The requirements of Section 24.12 shall apply to mass notification systems designed using performance-based practices.
The performance-based design shall meet the following goals and objectives:
  1. The design criteria, design brief, system performance, and testing criteria are developed in accordance with this section.
  2. The system disseminates information to the target audience in an accurate and timely manner.
  3. The design and performance criteria are specific to the nature and anticipated risks of each location.
  4. Message initiation can be effected by all responding entities responsible for the safety and security of those affected by the events of concern.
The performance-based design and risk analysis shall be prepared by a design professional certified or approved by the authority having jurisdiction.
The authority having jurisdiction shall be permitted to require an approved, independent third party to review the proposed design brief and provide an evaluation of the design to the authority having jurisdiction.
The authority having jurisdiction shall make the final determination as to whether the performance objectives have been met.
The design features required for the system to continue to meet the performance goals and objectives of this Code shall be maintained for the life of the building.

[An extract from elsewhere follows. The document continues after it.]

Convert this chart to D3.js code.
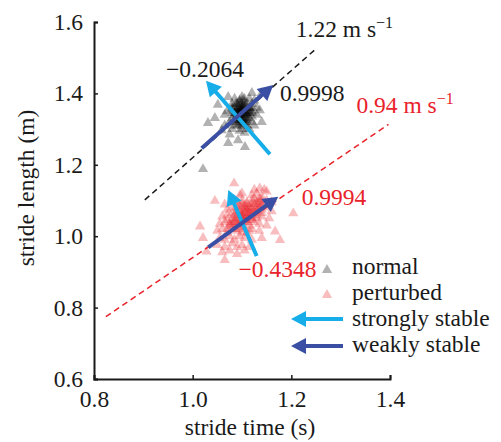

All designs shall meet the goals and objectives specified in 24.12.1 and shall be considered equivalent, provided that the performance criterion in 24.12.6.2 is met, the design team concurs with the design, and the risk analysis considers the following factors:
  1. Number of persons to be notified
  2. Occupancy characteristics
  3. Anticipated threat
  4. Staff capabilities
  5. Coordination with the emergency response plan
The performance criterion shall include timely and accurate notification of all persons within the boundaries of the mass notification system in a medium to which they can respond when given directions by responding entities.
The design team shall be comprised of the design professional, the owner or owner's representative, representatives of the authority having jurisdiction, and representatives of the responding entities.
The design of the mass notification system shall be based upon a risk analysis prepared in accordance with 24.3.12 specific to the nature and anticipated risks of each facility for which it is designed.
The performance of the system shall reflect the documented performance and reliability of the components of those systems or features, unless design specifications are incorporated to modify the expected performance.
The inclusion of trained employees as part of the mass notification system shall be identified and documented.
The design shall consider the characteristics or other conditions related to the availability, speed of response, effectiveness, roles, and other characteristics of emergency response personnel.
The design of the mass notification system shall include the preparation of a design brief that is prepared utilizing recognized performance-based design practices.
Design specifications and briefs used in the performance-based design shall be clearly stated and shown to be realistic and sustainable.
Specific testing requirements that are necessary to maintain reliable performance shall be stated in the design brief.
Documentation requirements for new emergency communications systems shall comply with Sections 7.3 through 7.8 in addition to the minimum requirements of Section 7.2.